Two young boys who were buried alive under five feet of snow survived close to seven hours thanks to an air bubble that formed around them.

The cousins, aged 11 and 9, were reportedly building a snow fort in upstate New York when a snowplow drove by, collapsing the fort on top of them.

"We started screaming and telling him to stop," 11-year-old Elijah Martinez told CNN. "But he didn't hear us."

"They were probably in about 5 feet of snow," police Sgt. Aaron Weaver told CBS. "But however it fell, there was, like, a dome around their heads, so there was air in there, like space for them."

The boys tried to free themselves but were afraid of collapsing the ice around them, they told CBS.

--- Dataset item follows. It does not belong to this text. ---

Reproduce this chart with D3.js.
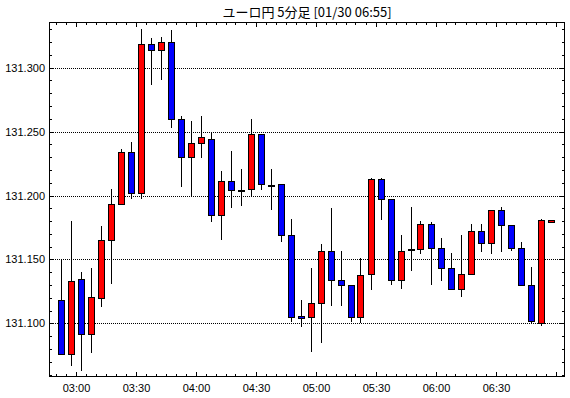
<!DOCTYPE html>
<html>
<head>
<meta charset="utf-8">
<script src="https://cdn.jsdelivr.net/npm/d3@7"></script>
<style>
  body { margin: 0; background: #fff; }
  svg { display: block; }
  .tick-label { font-family: "Liberation Sans", Arial, sans-serif; font-size: 11px; fill: #000; }
  .title { font-family: "Noto Sans CJK JP", sans-serif; font-size: 13px; fill: #000; }
</style>
</head>
<body>
<svg id="chart" width="570" height="398"></svg>
<script>
// 5 min candles, first one starts at 02:50
const firstStart = "02:50";
const open  = [131.118, 131.076, 131.135, 131.092, 131.120, 131.165, 131.193, 131.234, 131.202, 131.318,
               131.314, 131.320, 131.260, 131.230, 131.241, 131.244, 131.185, 131.211, 131.204, 131.205,
               131.248, 131.208, 131.209, 131.169, 131.106, 131.105, 131.116, 131.157, 131.134, 131.130,
               131.105, 131.139, 131.213, 131.197, 131.134, 131.158, 131.158, 131.178, 131.159, 131.143,
               131.127, 131.139, 131.172, 131.163, 131.189, 131.177, 131.159, 131.130, 131.100, 131.179];
const high  = [131.150, 131.180, 131.140, 131.143, 131.176, 131.205, 131.236, 131.242, 131.330, 131.323,
               131.324, 131.329, 131.262, 131.258, 131.262, 131.250, 131.219, 131.235, 131.221, 131.260,
               131.248, 131.221, 131.209, 131.182, 131.118, 131.143, 131.162, 131.190, 131.157, 131.130,
               131.151, 131.214, 131.214, 131.197, 131.169, 131.191, 131.180, 131.179, 131.167, 131.155,
               131.169, 131.178, 131.178, 131.189, 131.191, 131.177, 131.164, 131.144, 131.182, 131.181];
const low   = [131.076, 131.067, 131.063, 131.077, 131.113, 131.131, 131.193, 131.197, 131.197, 131.286,
               131.290, 131.253, 131.207, 131.200, 131.229, 131.179, 131.165, 131.190, 131.192, 131.200,
               131.204, 131.189, 131.164, 131.101, 131.097, 131.078, 131.085, 131.114, 131.114, 131.101,
               131.100, 131.126, 131.181, 131.130, 131.127, 131.141, 131.154, 131.130, 131.133, 131.127,
               131.121, 131.138, 131.156, 131.154, 131.156, 131.157, 131.130, 131.100, 131.098, 131.179];
const close = [131.076, 131.133, 131.092, 131.121, 131.165, 131.193, 131.234, 131.202, 131.318, 131.314,
               131.320, 131.260, 131.230, 131.241, 131.246, 131.185, 131.211, 131.204, 131.204, 131.248,
               131.209, 131.208, 131.169, 131.105, 131.104, 131.116, 131.157, 131.134, 131.130, 131.105,
               131.138, 131.213, 131.197, 131.134, 131.157, 131.158, 131.178, 131.159, 131.143, 131.127,
               131.139, 131.172, 131.163, 131.189, 131.177, 131.159, 131.130, 131.102, 131.181, 131.181];

const yTicks = [131.100, 131.150, 131.200, 131.250, 131.300];
const xTickLabels = ["03:00", "03:30", "04:00", "04:30", "05:00", "05:30", "06:00", "06:30"];
const titleText = "ユーロ円 5分足 [01/30 06:55]";

// helpers
function t(hhmm, extraSec = 0) {
    let [h, m] = hhmm.split(":").map(Number);
    return new Date(Date.UTC(2020, 0, 30, h, m, extraSec));
}

const svg = d3.select("#chart");
const L = 49, R = 565, T = 22, B = 377;

const x = d3.scaleUtc()
    .domain([t("02:46", 45), t("07:04", 45)])
    .range([L, R]);
const y = d3.scaleLinear()
    .domain([131.0582, 131.33555])
    .range([B, T]);

const candles = open.map((o, i) => {
    let start = d3.utcMinute.offset(t(firstStart), 5 * i);
    return {
        mid: d3.utcSecond.offset(start, 150),
        o: o, h: high[i], l: low[i], c: close[i]
    };
});

// grid lines
svg.append("g")
   .selectAll("line")
   .data(yTicks)
   .join("line")
   .attr("x1", L).attr("x2", R)
   .attr("y1", d => Math.round(y(d)) + 0.5)
   .attr("y2", d => Math.round(y(d)) + 0.5)
   .attr("stroke", "#000")
   .attr("stroke-dasharray", "1,1");

// axes with inward ticks
let minorY = d3.range(131.06, 131.335, 0.01).map(v => +v.toFixed(3));
let minorX = d3.utcMinute.every(5).range(t("02:50"), t("07:05"));
let majorX = xTickLabels.map(s => t(s));

function isMajorY(v) { return yTicks.some(k => Math.abs(k - v) < 1e-6); }
function isMajorX(d) { return d.getUTCMinutes() % 30 === 0; }

const ticks = svg.append("g").attr("stroke", "#000");

minorY.forEach(v => {
    let yy = Math.round(y(v)) + 0.5;
    let len = isMajorY(v) ? 5 : 3;
    ticks.append("line").attr("x1", L).attr("x2", L + len).attr("y1", yy).attr("y2", yy);
    ticks.append("line").attr("x1", R - len).attr("x2", R).attr("y1", yy).attr("y2", yy);
});

minorX.forEach(d => {
    let xx = Math.round(x(d)) + 0.5;
    let len = isMajorX(d) ? 5 : 3;
    ticks.append("line").attr("x1", xx).attr("x2", xx).attr("y1", B - len).attr("y2", B);
    ticks.append("line").attr("x1", xx).attr("x2", xx).attr("y1", T).attr("y2", T + len);
});

// labels
svg.append("g")
   .selectAll("text")
   .data(yTicks)
   .join("text")
   .attr("class", "tick-label")
   .attr("x", 45)
   .attr("y", d => y(d) + 4)
   .attr("text-anchor", "end")
   .text(d => d.toFixed(3));

svg.append("g")
   .selectAll("text")
   .data(majorX)
   .join("text")
   .attr("class", "tick-label")
   .attr("x", d => Math.round(x(d)) + 0.5)
   .attr("y", 392)
   .attr("text-anchor", "middle")
   .text((d, i) => xTickLabels[i]);

svg.append("text")
   .attr("class", "title")
   .attr("x", (L + R) / 2)
   .attr("y", 17)
   .attr("text-anchor", "middle")
   .text(titleText);

// candles
const cg = svg.append("g");

cg.selectAll("line.wick")
  .data(candles)
  .join("line")
  .attr("class", "wick")
  .attr("x1", d => Math.round(x(d.mid)) + 0.5)
  .attr("x2", d => Math.round(x(d.mid)) + 0.5)
  .attr("y1", d => Math.round(y(d.h)))
  .attr("y2", d => Math.round(y(d.l)))
  .attr("stroke", "#000");

cg.selectAll("rect.body")
  .data(candles)
  .join("rect")
  .attr("class", "body")
  .attr("x", d => Math.round(x(d.mid)) - 2.5)
  .attr("width", 6)
  .attr("y", d => Math.round(y(Math.max(d.o, d.c))) + 0.5)
  .attr("height", d => Math.max(1, Math.round(y(Math.min(d.o, d.c))) - Math.round(y(Math.max(d.o, d.c)))))
  .attr("fill", d => d.c > d.o ? "#ff0000" : (d.c < d.o ? "#0000ff" : "#000"))
  .attr("stroke", "#000")
  .attr("stroke-width", 1);

// frame
svg.append("rect")
   .attr("x", L + 0.5).attr("y", T + 0.5)
   .attr("width", R - L - 1).attr("height", B - T - 1)
   .attr("fill", "none")
   .attr("stroke", "#000");
</script>
</body>
</html>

"We motivated each other to not go to sleep, keep yelling, keep moving our bodies, trying to break out," Martinez said. "Cause I knew if we would've fallen asleep…we probably wouldn't have woke up because we would be so cold, frozen probably."

When the kids hadn't returned home by nightfall, their parents grew worried and called police, launching a nine-officer manhunt. When they learned that the kids had been making a fort earlier that day, one officer told CNN he suddenly felt compelled to start digging:

Newburgh police officer Brandon Rola approached one snowbank among several in the area and discovered a half-buried shovel that was "kind of sticking out of the pile," he said.

"I pulled the shovel out, and I definitely didn't put it together then but just kind of decided to start digging," Rola said on CNN's "The Lead" on Friday.

He said that even though he turned up nothing after four or five shovels full of snow, he kept digging into the 8-foot-tall pile.

"I just felt led to dig," he said.

Eventually dozens of people joined in the effort and the boys were freed from the snowbank around 2 a.m. Both were hospitalized but are expected to make full recoveries.